REVISTAS ENTRAN AL QUITE
José Luis Ramírez escribe en el ensayo Revistas de ciencia ficción mexicana, publicado en el sitio especializado www.ciencia-ficción.com.mx, que los autores de nuestro país han publicado su trabajo mayormente en revistas, no en libros, “debido, en principio, a una tradición creada en Estados Unidos por las Pulp Fiction, revistas donde se publicaban historias de romance y aventuras”.
La primera revista dedicada exclusivamente a la ciencia ficción fue Amazing Stories, creada en 1926 por el escritor Hugo Gernsback. Después vendría otras como Astounding Stories, Wonder Stories, Thrilling Wonder Stories y Galaxy.
En México —escribe Ramírez en su ensayo— las primeras revistas fueron Emoción (1934) dirigida por Alfredo García y Los cuentos fantásticos (1948) y Enigmas (1955), dirigidas por Bernardino Díaz, que publicaban básicamente cuentos extranjeros. “Más tarde, y de aspecto meramente experimental más que de ciencia ficción, aparece en México la revista Crononauta (1964) de Alejandro Jodorowsky y René Rebetez, que se anuncia a sí misma como Revista Mexicana de Ciencia Ficción y Fantasía y es, quizás, la primera en publicar sólo textos escritos originalmente en español”. Poco después se distribuyó en nuestro país Nueva dimensión y en los 70 le tocó el turno a Espacio de Carlos Jaumá Guix.

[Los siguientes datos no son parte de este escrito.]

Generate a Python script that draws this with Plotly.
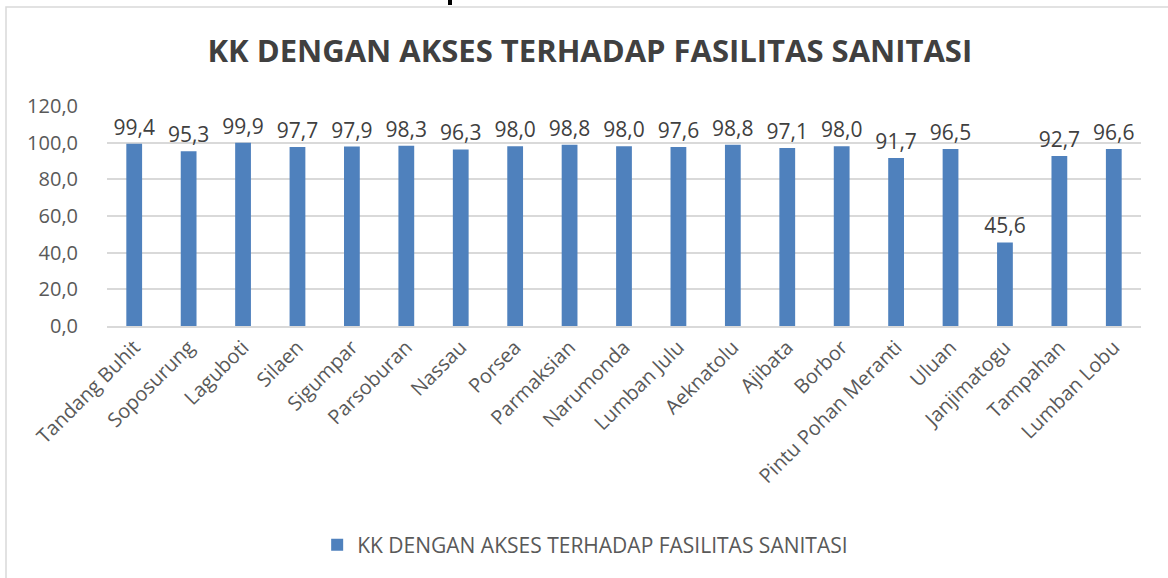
import plotly.graph_objects as go

categories = ["Tandang Buhit", "Soposurung", "Laguboti", "Silaen", "Sigumpar", "Parsoburan",
              "Nassau", "Porsea", "Parmaksian", "Narumonda", "Lumban Julu", "Aeknatolu",
              "Ajibata", "Borbor", "Pintu Pohan Meranti", "Uluan", "Janjimatogu",
              "Tampahan", "Lumban Lobu"]
values = [99.4, 95.3, 99.9, 97.7, 97.9, 98.3, 96.3, 98.0, 98.8, 98.0, 97.6, 98.8,
          97.1, 98.0, 91.7, 96.5, 45.6, 92.7, 96.6]
series_name = "KK DENGAN AKSES TERHADAP FASILITAS SANITASI"
title_text = "KK DENGAN AKSES TERHADAP FASILITAS SANITASI"
y_ticks = [0, 20, 40, 60, 80, 100, 120]

W, H = 1168, 578
L, R, T, B = 107, 27, 106, 252
pw, ph = W - L - R, H - T - B

def px(x):
    return (x - L) / pw

def py(y):
    return (H - B - y) / ph

fig = go.Figure()
fig.add_trace(go.Bar(
    x=categories, y=values, name=series_name,
    marker=dict(color="#4F81BD", line=dict(width=0)),
    texttemplate="%{y:.1f}", textposition="outside", constraintext="none",
    textfont=dict(family="Open Sans", size=21, color="#404040"),
    cliponaxis=False,
))

fig.update_layout(
    width=W, height=H,
    margin=dict(l=L, r=R, t=T, b=B, autoexpand=False),
    paper_bgcolor="white", plot_bgcolor="white",
    separators=",.",
    bargap=0.71,
    showlegend=True,
    font=dict(family="Open Sans", color="#595959"),
    title=dict(text="<b>" + title_text + "</b>", x=0.505, xref="container", xanchor="center",
               y=1 - 51 / H, yref="container", yanchor="middle",
               font=dict(family="Open Sans", size=31, color="#404040")),
    legend=dict(orientation="h", x=0.501, xref="container", xanchor="center",
                y=1 - 545 / H, yref="container", yanchor="middle",
                itemwidth=30,
                font=dict(family="Open Sans", size=21, color="#595959")),
    xaxis=dict(tickangle=-45, tickfont=dict(family="Open Sans", size=20, color="#595959"),
               showline=True, linecolor="#D9D9D9", linewidth=1.5, showgrid=False,
               ticks="", fixedrange=True),
    yaxis=dict(range=[0, 120], tickvals=y_ticks, tickformat=".1f",
               tickfont=dict(family="Open Sans", size=20, color="#595959"),
               showgrid=True, gridcolor="#D9D9D9", gridwidth=1.5, zeroline=False,
               showline=False, ticks="outside", ticklen=24, tickcolor="rgba(0,0,0,0)"),
    shapes=[
        dict(type="rect", xref="paper", yref="paper",
             x0=px(6), x1=px(1175), y0=py(7), y1=py(590),
             line=dict(color="#D9D9D9", width=1.5), fillcolor="rgba(0,0,0,0)", layer="below"),
        dict(type="rect", xref="paper", yref="paper",
             x0=px(448), x1=px(452), y0=py(5), y1=py(-2),
             line=dict(width=0), fillcolor="black"),
    ],
)

fig.write_html("out.html", config={"displayModeBar": False},
               post_script="document.body.style.margin='0';document.body.style.overflow='hidden';")
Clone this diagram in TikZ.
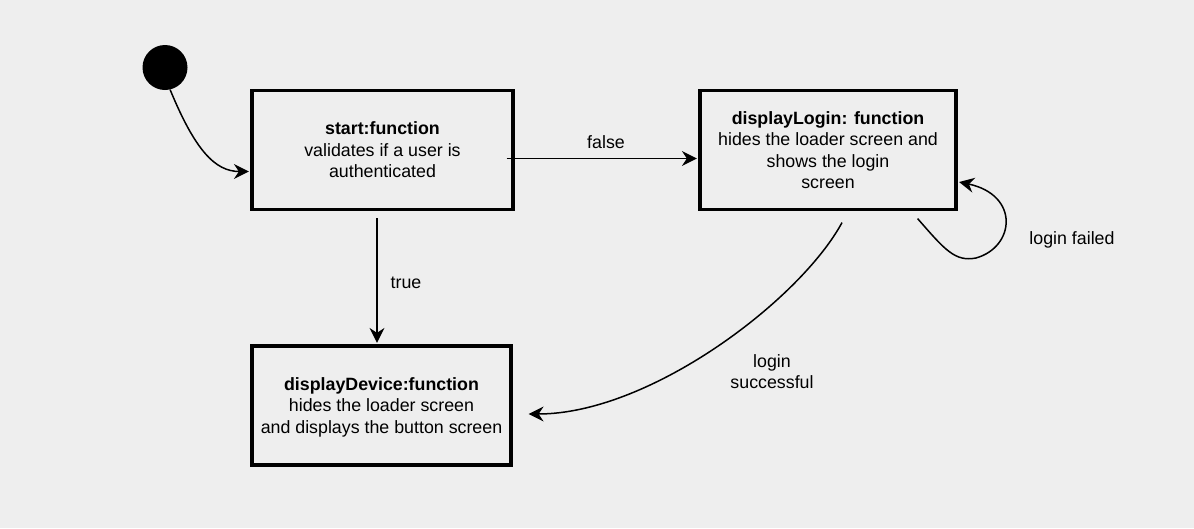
\documentclass[tikz,border=0pt]{standalone}
\usepackage{fontspec}
\setmainfont{Liberation Sans}
\usetikzlibrary{arrows.meta}
\definecolor{bg}{HTML}{EEEEEE}
\begin{document}
\begin{tikzpicture}[x=1pt,y=-1pt,
  statebox/.style={draw=black, line width=3.2pt, rectangle, align=center, inner sep=0pt,
    text depth=0pt, font=\fontsize{17.8}{21.5}\selectfont},
  conn/.style={line width=1.5pt, -{Stealth[length=15pt,width=15pt,inset=5pt]}},
  lbl/.style={font=\fontsize{17.8}{21.5}\selectfont, align=center, inner sep=0pt}]
\fill[bg] (0,0) rectangle (1194,528);
\useasboundingbox (0,0) rectangle (1194,528);

\node[circle, fill=black, minimum size=45pt, inner sep=0pt] (init) at (165,67.5) {};

\node[statebox, minimum width=261pt, minimum height=119pt] (start) at (382.5,150)
  {\textbf{start:function}\\validates if a user is\\authenticated};
\node[statebox, minimum width=256pt, minimum height=119pt] (login) at (828,150)
  {\textbf{displayLogin: function}\\hides the loader screen and\\shows the login\\screen};
\node[statebox, minimum width=259pt, minimum height=119pt] (device) at (381.5,405.5)
  {\textbf{displayDevice:function}\\hides the loader screen\\and displays the button screen};

\draw[conn] (init.-77) .. controls (195,150) and (215,171.5) .. ([xshift=-1.5pt,yshift=-21.5pt]start.west);
\draw[conn] ([xshift=-8pt,yshift=-8.5pt]start.east) -- ([xshift=-1.5pt,yshift=-8.5pt]login.west);
\draw[conn] ([xshift=-5.5pt,yshift=-7pt]start.south) -- ([xshift=-4.5pt,yshift=1.5pt]device.north);
\draw[conn] ([xshift=14pt,yshift=-11.5pt]login.south) .. controls (800,300) and (650,414) .. ([xshift=16pt,yshift=-8.5pt]device.east);
\draw[conn] ([xshift=-40pt,yshift=-7.5pt]login.south east) .. controls (945,250) and (955,262) .. (976,258)
  .. controls (1015,247) and (1020,195) .. ([xshift=1.5pt,yshift=-32pt]login.east);

\node[lbl] (lfalse) at (606,142) {false};
\node[lbl] (ltrue) at (406,283) {true};
\node[lbl] (lsucc) at (772,371.5) {login\\successful};
\node[lbl] (lfail) at (1072,240) {login failed};
\end{tikzpicture}
\end{document}
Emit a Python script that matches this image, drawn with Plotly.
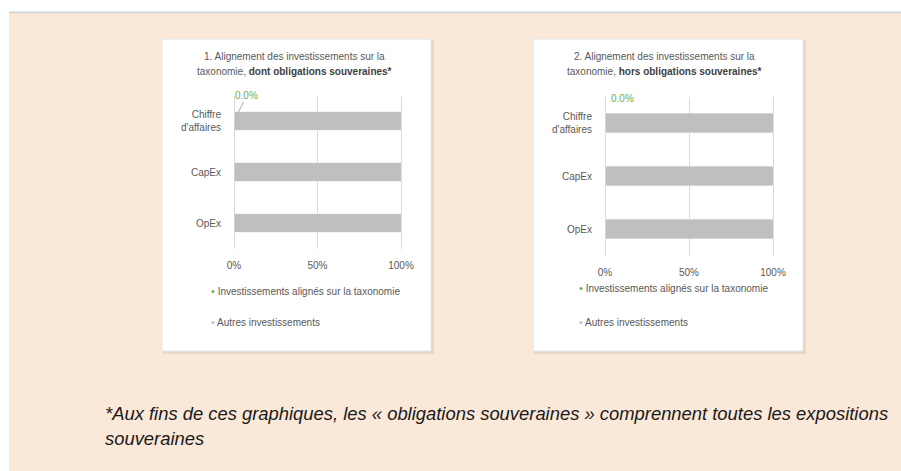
import plotly.graph_objects as go

# ---- data ----
categories = ["Chiffre<br>d'affaires", "CapEx", "OpEx"]
aligned_1 = [0.0, 0.0, 0.0]
others_1 = [1.0, 1.0, 1.0]
aligned_2 = [0.0, 0.0, 0.0]
others_2 = [1.0, 1.0, 1.0]
tick_vals = [0, 0.5, 1]
tick_text = ["0%", "50%", "100%"]
series_names = ["Investissements alignés sur la taxonomie", "Autres investissements"]
title_1 = ["1. Alignement des investissements sur la", "taxonomie, ", "dont obligations souveraines*"]
title_2 = ["2. Alignement des investissements sur la", "taxonomie, ", "hors obligations souveraines*"]
footnote = ["*Aux fins de ces graphiques, les « obligations souveraines » comprennent toutes les expositions",
            "souveraines"]

W, H = 901, 471
GREEN = "#70AD47"
GREY = "#BFBFBF"
TXT = "#595959"
BG = "#FAE8D8"
FONT = "Liberation Sans"
PAD = 0.02  # axis range padding so edge gridlines are drawn


def fx(x):
    return x / W


def fy(y):
    return 1 - y / H


fig = go.Figure()

panels = [
    dict(box=(162, 39, 431, 351), xd=(234, 401), yd=(95.5, 248.5), tc=294,
         lx=171, ly=277, gap=12, al=aligned_1, ot=others_1, title=title_1, arrow=True),
    dict(box=(533, 39, 803, 351), xd=(605, 773), yd=(96.5, 255.5), tc=664,
         lx=539, ly=274, gap=15, al=aligned_2, ot=others_2, title=title_2, arrow=False),
]

shapes = []
annotations = []
# beige area, grey top rule (paper itself is white)
shapes.append(dict(type="rect", xref="paper", yref="paper", x0=fx(9), x1=1, y0=0, y1=fy(13.5),
                   fillcolor=BG, line=dict(width=0), layer="below"))
shapes.append(dict(type="rect", xref="paper", yref="paper", x0=fx(9), x1=1, y0=fy(13.5), y1=fy(11.5),
                   fillcolor="#D6D6D6", line=dict(width=0), layer="below"))

for i, p in enumerate(panels):
    n = "" if i == 0 else str(i + 1)
    xa, ya = "x" + n, "y" + n
    lg = "legend" if i == 0 else "legend2"
    x0, y0, x1, y1 = p["box"]
    # shadow and panel
    shapes.append(dict(type="rect", xref="paper", yref="paper", x0=fx(x0 + 1), x1=fx(x1 + 3),
                       y0=fy(y1 + 3), y1=fy(y0 + 1), fillcolor="rgba(0,0,0,0.07)", line=dict(width=0),
                       layer="below"))
    shapes.append(dict(type="rect", xref="paper", yref="paper", x0=fx(x0), x1=fx(x1),
                       y0=fy(y1), y1=fy(y0), fillcolor="white", line=dict(color="#E6E6E6", width=1),
                       layer="below"))

    fig.add_trace(go.Bar(y=categories, x=p["al"], orientation="h", marker_color=GREEN,
                         xaxis=xa, yaxis=ya, showlegend=False, name=series_names[0]))
    fig.add_trace(go.Bar(y=categories, x=p["ot"], orientation="h", marker_color=GREY,
                         xaxis=xa, yaxis=ya, showlegend=False, name=series_names[1]))
    # legend entries
    for nm, col in [(series_names[0], GREEN), (series_names[1], GREY)]:
        fig.add_trace(go.Scatter(x=[None], y=[None], mode="markers",
                                 marker=dict(color="rgba(0,0,0,0)", size=1),
                                 xaxis=xa, yaxis=ya, legend=lg, legendgroup=nm + n,
                                 name=f'<span style="color:{col};font-size:11px">•</span> {nm}'))

    span = p["xd"][1] - p["xd"][0]
    dom = [fx(p["xd"][0] - PAD * span), fx(p["xd"][1] + PAD * span)]
    fig.layout[("xaxis" + n)] = dict(domain=dom, range=[-PAD, 1 + PAD],
                                     anchor=ya, tickvals=tick_vals, ticktext=tick_text, automargin=False,
                                     showgrid=True, gridcolor="#D9D9D9", gridwidth=1, zeroline=False,
                                     showline=False, ticks="outside", ticklen=7,
                                     tickcolor="rgba(0,0,0,0)", tickfont=dict(size=10, color=TXT, family=FONT),
                                     fixedrange=True)
    fig.layout[("yaxis" + n)] = dict(domain=[fy(p["yd"][1]), fy(p["yd"][0])], anchor=xa, automargin=False,
                                     autorange="reversed", showgrid=False, zeroline=False, showline=False,
                                     ticks="outside", ticklen=10 - PAD * span, tickcolor="rgba(0,0,0,0)",
                                     tickfont=dict(size=10, color=TXT, family=FONT), fixedrange=True)

    # data label of aligned share on first category
    lab = dict(x=p["al"][0], y=categories[0], xref=xa, yref=ya,
               text=f"{p['al'][0] * 100:.1f}%", font=dict(size=10, color=GREEN, family=FONT))
    if p["arrow"]:
        lab.update(showarrow=True, arrowhead=0, arrowwidth=1, arrowcolor="#A6A6A6",
                   ax=13, ay=-26, standoff=9)
    else:
        lab.update(showarrow=False, xshift=17, yshift=25)
    annotations.append(lab)

    # title
    t = p["title"]
    annotations.append(dict(x=fx(p["tc"]), y=fy(57), xref="paper", yref="paper", showarrow=False,
                            text=t[0], font=dict(size=10, color=TXT, family=FONT), xanchor="center", yanchor="middle"))
    annotations.append(dict(x=fx(p["tc"]), y=fy(72), xref="paper", yref="paper", showarrow=False,
                            text=f"{t[1]}<b style='color:#404040'>{t[2]}</b>",
                            font=dict(size=10, color=TXT, family=FONT), xanchor="center", yanchor="middle"))

    fig.layout[lg] = dict(x=fx(p["lx"]), y=fy(p["ly"]), xanchor="left", yanchor="top",
                          bgcolor="rgba(0,0,0,0)", font=dict(size=10, color=TXT, family=FONT),
                          tracegroupgap=p["gap"], itemclick=False, itemdoubleclick=False)

annotations.append(dict(x=fx(103), y=fy(413), xref="paper", yref="paper", showarrow=False,
                        text=footnote[0], font=dict(size=18.4, color="#1a1a1a", family=FONT, style="italic"),
                        xanchor="left", yanchor="middle"))
annotations.append(dict(x=fx(103), y=fy(438), xref="paper", yref="paper", showarrow=False,
                        text=footnote[1], font=dict(size=18.4, color="#1a1a1a", family=FONT, style="italic"),
                        xanchor="left", yanchor="middle"))

fig.update_layout(width=W, height=H, autosize=False,
                  margin=dict(l=0, r=0, t=0, b=0, pad=0, autoexpand=False),
                  paper_bgcolor="white", plot_bgcolor="rgba(0,0,0,0)", barmode="stack", bargap=0.64,
                  shapes=shapes, annotations=annotations, font=dict(family=FONT, color=TXT))

fig.write_html("out.html", config=dict(displayModeBar=False, responsive=False),
               post_script="document.body.style.margin='0px';document.body.style.overflow='hidden';"
                           "document.documentElement.style.overflow='hidden';")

“No es sino hasta las décadas de los 80 y 90, que comienza a publicarse ciencia ficción mexicana en forma periódica, primero en las páginas de la revista Ciencia y desarrollo (1970) y posteriormente en la revista Umbrales (1992), dirigida por el autor y editor Federico Schaffler.
Fueron estos espacios —junto con la publicación de Asimov en español que se editó en 1994— los que consolidaron el movimiento de ciencia ficción mexicana, cuyo trabajo quedó sintetizado en los tres volúmenes de la antología Más allá de lo imaginado (1991-1993), dirigidas por el mismo Schaffler” . Actualmente no existe una revista significativa del género.